Rodriguez, who grew up as one of seven children with divorced parents and living on welfare, said he got into franchising because “I wanted to make sure my kids were in a position to have a different path than me.” He admitted he didn’t even think about the future of his business when he retires until he ruptured his Achilles tendon and was restricted in what work he could do.
“Succession plan is top of my priority list now because I want the business to continue and my son wants to continue with it,” said Rodriguez, who hired a succession planning company to help facilitate the transfer of his business when he steps away.
Indi Nandhra shared a similar story at this year’s International Franchise Association Convention in Phoenix. She was a Goddard School franchisee for 18 years before a divorce forced her to sell her business and give up a substantial amount of the profits as part of the settlement. She said she was easing into “pre-retirement” mode when her son unexpectedly quit school and told her he wanted to buy his own franchise.
The Nandhras agreed to go into business together and become Mathnasium franchisees, with mom putting up the financial capital to buy their units and son overseeing the day-to-day operations of the business. She said her family now co-owns five locations in Georgia.
But things got complicated when Nandhra’s daughter entered the family business and took over an existing Mathnasium location. Soon after, her son requested a meeting with Nandhra and said, “There’s too many chiefs and not enough Indians” in the family business.
It forced the Nanhdrahs to align their skills and roles in their business and establish better communication channels, because as mom said, “My children come from different angles and we really struggled with how to balance family versus business.”
Nandhra, who like Rodriguez sits on the IFA board and serves as chair for the Franchisee Forum, said her family business is in the process of restructuring its LLC to help decrease its tax liabilities when the business is transferred to her children.

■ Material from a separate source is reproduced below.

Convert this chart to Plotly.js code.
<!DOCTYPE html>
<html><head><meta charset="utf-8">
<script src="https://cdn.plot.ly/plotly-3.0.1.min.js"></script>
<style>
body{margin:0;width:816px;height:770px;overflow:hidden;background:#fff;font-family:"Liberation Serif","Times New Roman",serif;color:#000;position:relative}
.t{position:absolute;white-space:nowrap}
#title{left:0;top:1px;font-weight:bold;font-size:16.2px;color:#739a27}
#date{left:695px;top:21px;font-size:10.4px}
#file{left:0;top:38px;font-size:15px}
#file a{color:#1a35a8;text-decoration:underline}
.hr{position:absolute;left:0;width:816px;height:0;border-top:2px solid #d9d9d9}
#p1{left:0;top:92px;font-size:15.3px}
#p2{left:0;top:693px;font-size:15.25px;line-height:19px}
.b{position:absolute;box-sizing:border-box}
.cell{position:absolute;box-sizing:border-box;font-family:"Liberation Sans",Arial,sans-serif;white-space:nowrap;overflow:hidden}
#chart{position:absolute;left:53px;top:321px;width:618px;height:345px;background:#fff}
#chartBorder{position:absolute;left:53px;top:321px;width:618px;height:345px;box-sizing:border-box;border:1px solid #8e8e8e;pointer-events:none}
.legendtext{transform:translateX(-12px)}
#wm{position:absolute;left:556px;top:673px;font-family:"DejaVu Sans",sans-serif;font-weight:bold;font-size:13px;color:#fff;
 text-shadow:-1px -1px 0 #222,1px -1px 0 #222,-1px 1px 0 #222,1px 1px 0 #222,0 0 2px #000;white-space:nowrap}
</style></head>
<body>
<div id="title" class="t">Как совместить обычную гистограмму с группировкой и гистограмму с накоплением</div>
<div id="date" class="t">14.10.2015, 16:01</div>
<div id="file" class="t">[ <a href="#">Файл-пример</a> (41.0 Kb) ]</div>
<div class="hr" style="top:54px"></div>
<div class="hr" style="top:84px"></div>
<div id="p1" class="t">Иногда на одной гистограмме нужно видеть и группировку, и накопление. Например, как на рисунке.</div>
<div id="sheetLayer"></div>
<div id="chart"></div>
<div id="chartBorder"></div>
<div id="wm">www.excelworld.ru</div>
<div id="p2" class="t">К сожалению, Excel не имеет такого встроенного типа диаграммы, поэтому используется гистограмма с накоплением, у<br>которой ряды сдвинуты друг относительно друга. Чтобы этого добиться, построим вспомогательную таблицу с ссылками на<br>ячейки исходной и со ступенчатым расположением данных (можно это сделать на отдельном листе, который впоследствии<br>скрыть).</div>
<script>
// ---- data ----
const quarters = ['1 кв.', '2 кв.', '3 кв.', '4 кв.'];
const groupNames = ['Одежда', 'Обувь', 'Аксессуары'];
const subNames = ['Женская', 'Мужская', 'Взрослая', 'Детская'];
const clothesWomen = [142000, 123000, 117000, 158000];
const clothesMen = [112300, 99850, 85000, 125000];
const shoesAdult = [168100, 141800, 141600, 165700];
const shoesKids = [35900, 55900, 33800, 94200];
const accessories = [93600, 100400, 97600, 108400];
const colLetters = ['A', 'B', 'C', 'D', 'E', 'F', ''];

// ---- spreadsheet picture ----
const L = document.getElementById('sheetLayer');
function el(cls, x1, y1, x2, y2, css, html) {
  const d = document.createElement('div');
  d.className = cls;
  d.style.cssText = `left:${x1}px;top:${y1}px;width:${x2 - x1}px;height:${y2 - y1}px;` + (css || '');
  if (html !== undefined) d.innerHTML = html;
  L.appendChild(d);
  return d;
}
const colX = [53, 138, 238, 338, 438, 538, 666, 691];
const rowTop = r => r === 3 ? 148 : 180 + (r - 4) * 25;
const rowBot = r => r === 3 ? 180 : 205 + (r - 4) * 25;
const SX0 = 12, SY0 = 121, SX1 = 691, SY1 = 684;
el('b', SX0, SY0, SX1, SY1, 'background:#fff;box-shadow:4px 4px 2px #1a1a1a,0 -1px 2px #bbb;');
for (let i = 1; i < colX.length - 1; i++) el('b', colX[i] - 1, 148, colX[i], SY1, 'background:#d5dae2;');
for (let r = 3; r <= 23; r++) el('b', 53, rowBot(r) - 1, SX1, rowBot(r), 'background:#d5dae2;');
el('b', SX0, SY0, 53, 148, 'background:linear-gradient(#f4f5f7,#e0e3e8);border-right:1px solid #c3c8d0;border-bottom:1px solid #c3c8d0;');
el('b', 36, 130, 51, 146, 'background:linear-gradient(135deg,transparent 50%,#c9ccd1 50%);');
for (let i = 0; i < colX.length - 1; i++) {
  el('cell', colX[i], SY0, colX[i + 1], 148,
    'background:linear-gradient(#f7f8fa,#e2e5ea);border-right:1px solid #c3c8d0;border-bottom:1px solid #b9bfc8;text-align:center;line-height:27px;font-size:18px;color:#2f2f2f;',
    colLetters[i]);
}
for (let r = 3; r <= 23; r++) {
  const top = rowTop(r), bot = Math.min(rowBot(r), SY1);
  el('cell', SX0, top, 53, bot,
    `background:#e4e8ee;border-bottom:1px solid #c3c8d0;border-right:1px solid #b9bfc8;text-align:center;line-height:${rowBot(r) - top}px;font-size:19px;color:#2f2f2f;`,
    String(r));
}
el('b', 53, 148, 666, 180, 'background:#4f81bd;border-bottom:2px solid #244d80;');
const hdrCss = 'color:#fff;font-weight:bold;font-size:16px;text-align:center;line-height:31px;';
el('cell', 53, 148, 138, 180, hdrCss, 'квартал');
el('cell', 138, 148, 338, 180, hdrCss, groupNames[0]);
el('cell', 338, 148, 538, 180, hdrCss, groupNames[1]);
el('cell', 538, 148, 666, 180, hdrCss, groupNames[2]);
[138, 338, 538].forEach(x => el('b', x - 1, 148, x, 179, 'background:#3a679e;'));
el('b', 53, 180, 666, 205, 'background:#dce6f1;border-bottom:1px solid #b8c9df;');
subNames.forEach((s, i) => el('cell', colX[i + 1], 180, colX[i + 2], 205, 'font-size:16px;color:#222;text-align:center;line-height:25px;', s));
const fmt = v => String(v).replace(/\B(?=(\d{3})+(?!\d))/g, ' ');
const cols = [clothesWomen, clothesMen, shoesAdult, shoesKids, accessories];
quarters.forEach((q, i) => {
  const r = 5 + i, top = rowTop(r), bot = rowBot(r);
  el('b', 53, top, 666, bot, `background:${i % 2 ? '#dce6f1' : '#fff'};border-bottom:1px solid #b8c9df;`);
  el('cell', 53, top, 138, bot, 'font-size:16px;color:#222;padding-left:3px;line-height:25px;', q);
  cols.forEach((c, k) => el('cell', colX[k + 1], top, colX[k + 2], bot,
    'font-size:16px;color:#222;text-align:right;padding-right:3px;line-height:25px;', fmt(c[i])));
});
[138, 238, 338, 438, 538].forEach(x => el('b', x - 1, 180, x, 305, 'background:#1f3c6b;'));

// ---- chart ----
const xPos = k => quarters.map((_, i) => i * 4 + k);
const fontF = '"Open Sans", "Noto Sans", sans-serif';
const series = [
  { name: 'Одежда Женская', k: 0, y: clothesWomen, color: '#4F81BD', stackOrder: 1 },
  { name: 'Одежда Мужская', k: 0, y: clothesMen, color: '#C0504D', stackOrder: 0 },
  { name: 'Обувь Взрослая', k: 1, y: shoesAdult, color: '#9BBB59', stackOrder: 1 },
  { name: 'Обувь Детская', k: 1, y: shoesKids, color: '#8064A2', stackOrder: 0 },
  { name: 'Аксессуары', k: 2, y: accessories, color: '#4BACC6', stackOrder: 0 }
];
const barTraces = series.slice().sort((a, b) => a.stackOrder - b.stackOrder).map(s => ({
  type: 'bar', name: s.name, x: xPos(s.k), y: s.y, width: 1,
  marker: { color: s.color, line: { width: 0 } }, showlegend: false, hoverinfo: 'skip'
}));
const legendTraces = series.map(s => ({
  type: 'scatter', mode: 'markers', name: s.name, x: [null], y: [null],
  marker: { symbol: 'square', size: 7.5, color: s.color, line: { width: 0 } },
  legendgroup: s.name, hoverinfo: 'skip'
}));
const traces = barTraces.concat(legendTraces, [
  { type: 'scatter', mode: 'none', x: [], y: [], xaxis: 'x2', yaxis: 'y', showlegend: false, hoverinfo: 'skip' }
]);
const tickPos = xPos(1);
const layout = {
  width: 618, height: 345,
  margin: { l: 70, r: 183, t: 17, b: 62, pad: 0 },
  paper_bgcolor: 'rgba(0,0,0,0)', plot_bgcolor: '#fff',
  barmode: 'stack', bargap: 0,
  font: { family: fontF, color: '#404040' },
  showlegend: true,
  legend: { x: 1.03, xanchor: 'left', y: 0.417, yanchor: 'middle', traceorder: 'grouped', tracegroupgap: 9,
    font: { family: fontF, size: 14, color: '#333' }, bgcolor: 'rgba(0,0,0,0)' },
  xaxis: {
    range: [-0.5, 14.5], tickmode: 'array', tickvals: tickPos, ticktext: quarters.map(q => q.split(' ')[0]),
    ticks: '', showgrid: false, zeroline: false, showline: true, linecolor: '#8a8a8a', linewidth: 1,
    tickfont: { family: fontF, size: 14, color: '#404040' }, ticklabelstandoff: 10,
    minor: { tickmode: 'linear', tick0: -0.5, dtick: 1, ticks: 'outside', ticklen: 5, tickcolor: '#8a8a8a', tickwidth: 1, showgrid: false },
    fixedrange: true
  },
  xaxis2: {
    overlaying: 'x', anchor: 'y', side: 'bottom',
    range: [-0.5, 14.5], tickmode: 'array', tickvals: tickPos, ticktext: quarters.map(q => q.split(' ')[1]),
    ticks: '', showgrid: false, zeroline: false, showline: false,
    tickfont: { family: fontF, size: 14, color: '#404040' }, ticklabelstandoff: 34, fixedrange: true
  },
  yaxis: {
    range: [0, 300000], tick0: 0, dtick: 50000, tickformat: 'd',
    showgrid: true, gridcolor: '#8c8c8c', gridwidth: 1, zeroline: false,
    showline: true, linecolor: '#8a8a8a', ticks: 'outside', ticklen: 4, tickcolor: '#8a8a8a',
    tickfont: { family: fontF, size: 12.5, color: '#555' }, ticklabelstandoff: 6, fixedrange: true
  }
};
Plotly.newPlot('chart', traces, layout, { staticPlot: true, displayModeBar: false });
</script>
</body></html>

“Succession planning is inevitable, so start the process now,” said Aaron Chaitovsky, who joined Rodriguez and Nandhra as a panelist for a “Succession and Pre-Transaction Planning” breakout session at the convention February 18 along with Todd Recknagel, managing partner at Three20 Capital Group.

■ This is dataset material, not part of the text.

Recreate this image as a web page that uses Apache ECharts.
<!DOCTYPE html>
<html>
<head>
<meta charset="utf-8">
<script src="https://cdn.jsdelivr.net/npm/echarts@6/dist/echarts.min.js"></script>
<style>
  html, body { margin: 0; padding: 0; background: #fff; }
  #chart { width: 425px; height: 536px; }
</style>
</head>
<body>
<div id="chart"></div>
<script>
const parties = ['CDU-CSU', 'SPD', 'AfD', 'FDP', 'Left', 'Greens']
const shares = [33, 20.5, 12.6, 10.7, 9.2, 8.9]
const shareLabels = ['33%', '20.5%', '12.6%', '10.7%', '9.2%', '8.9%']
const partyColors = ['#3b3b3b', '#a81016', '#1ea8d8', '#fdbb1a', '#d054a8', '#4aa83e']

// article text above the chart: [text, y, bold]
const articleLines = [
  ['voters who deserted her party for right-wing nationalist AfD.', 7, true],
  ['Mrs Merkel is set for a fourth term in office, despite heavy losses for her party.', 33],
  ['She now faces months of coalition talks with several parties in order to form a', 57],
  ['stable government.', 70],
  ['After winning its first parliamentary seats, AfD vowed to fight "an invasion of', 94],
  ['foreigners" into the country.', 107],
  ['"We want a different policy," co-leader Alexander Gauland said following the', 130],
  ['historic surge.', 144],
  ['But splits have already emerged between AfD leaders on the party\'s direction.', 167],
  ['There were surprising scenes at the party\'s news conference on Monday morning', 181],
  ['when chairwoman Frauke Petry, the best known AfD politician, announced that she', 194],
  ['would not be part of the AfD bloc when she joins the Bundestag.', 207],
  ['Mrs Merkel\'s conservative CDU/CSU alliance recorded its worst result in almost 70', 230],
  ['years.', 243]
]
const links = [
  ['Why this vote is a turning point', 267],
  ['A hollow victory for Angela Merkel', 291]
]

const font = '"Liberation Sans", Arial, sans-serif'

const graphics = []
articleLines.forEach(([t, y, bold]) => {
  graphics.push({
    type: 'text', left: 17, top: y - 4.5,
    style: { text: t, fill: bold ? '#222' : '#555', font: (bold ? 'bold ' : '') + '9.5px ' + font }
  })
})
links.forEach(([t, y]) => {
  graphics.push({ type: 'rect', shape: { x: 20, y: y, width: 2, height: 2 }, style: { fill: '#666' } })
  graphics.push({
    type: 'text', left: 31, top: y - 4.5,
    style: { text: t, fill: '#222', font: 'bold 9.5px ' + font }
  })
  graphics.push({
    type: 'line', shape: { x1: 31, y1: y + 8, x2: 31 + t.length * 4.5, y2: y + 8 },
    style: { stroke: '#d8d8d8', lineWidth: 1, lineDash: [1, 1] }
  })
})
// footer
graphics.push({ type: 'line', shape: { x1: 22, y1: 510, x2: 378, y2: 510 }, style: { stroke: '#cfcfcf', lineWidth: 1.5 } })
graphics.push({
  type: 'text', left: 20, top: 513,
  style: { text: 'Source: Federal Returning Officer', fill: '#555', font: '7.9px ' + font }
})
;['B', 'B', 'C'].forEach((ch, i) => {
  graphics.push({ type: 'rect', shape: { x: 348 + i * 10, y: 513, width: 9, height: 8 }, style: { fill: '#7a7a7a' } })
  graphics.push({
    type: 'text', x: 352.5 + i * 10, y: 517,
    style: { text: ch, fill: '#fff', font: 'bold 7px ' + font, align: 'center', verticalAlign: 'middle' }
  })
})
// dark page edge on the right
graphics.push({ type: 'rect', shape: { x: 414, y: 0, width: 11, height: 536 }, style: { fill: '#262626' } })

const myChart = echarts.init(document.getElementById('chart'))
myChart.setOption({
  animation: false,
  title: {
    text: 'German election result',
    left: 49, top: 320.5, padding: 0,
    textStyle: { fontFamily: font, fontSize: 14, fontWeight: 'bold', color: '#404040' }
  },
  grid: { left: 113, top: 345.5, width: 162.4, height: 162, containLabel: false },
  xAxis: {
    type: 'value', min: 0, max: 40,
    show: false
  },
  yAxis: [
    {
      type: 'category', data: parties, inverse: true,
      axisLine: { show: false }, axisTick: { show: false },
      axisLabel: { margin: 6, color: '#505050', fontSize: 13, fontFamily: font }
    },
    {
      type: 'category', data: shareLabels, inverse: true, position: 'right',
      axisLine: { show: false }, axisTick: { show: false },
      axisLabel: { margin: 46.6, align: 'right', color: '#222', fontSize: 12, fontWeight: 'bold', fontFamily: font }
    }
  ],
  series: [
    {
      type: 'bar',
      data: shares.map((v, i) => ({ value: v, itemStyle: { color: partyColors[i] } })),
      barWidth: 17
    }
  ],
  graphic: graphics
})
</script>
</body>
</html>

Chaitovsky leads the franchise practice at Citrin Cooperman, which focuses on audit and accounting, business consulting and advisory services for franchisors and multi-unit franchisees. Because there are a lot of tax repercussions when a business is sold, he urged franchisees to hire a professional accounting firm for advice on how best to reduce them.
Other action items the panel recommended for franchisees preparing their succession plans is to review the franchise agreement and notify the franchisor of an intent to leave the business. They also said it’s important to align skills and roles when bringing family members into the business and establish operating agreements for family governance.
Mitch Cohen, a partner with PerforMax Franchisee Advisors and a Jersey Mike’s Subs and Sola Salon Studios franchisee, referred to “The 3 Ds”—divorce, disability and death—as the most common life events that prompt a franchise transfer process.
He and Recknagel recommended that franchisees consider selling their businesses to another franchisee or even a private equity company as a way to avoid potential family conflicts. “They are numbers geeks and work with a proven playbook” and the good ones will figure out what your company is really worth” with the hope of offering you a fair price, he said about outside investment companies which are pouring more money into franchising than ever before.
“It seems to me that selling your franchise to a family member is a lot harder than selling to an independent,” Cohen said.